What Tight Office Space Actually Does to the Talent Pool
Here is the direct line between commercial property and jobs: when occupancy rates tighten, employers competing for the same shrinking pool of fitted-out space start competing harder for workers, too. Businesses that lock in a floor at Robina or Southport are making a multi-year commitment to building a local team — they are not going to hire remotely from Sydney if their lease obliges them to populate 80 workstations on the Gold Coast.
That dynamic is already showing up in local recruitment activity.
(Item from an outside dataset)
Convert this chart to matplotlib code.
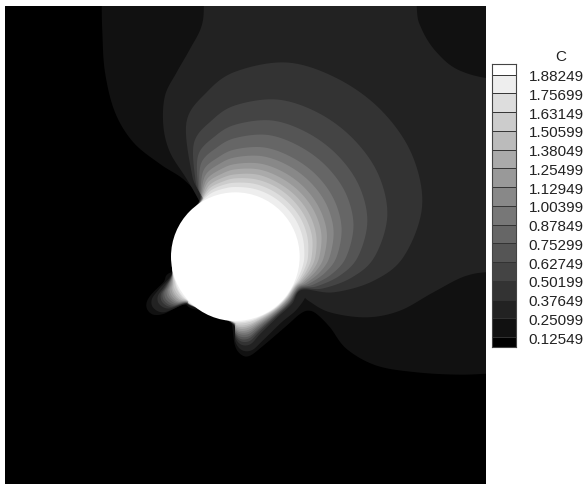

Gold Coast-based recruiters working the professional services and technology sectors report candidate inquiry volumes rising from Brisbane and, increasingly, from interstate, with lifestyle relocation now a credible pitch employers are leaning into. The M1 corridor from Beenleigh to Coolangatta has become a genuine talent pipeline, not just a commuter route. Entry-level salaries in accounting and project management roles on the Gold Coast have moved up to within 8 to 12 percent of comparable Brisbane rates — a gap that looks a lot smaller once housing costs are factored in.
For job seekers, the practical implication is real. Professionals in finance, technology, and professional services who have deferred a Gold Coast move on the assumption that the market lacked depth should reassess that calculation before the end of 2026. The supply of quality office space is not growing fast enough to keep pace with demand — a new commercial tower on Bundall Road that received development approval earlier this year won't deliver floor space until late 2028 at the earliest — meaning the employers signing leases now are locking in for the long term. They need people around them. The window for workers to negotiate relocation packages and above-market sign-on conditions, while employers are still hungry, is open. It won't stay that way indefinitely.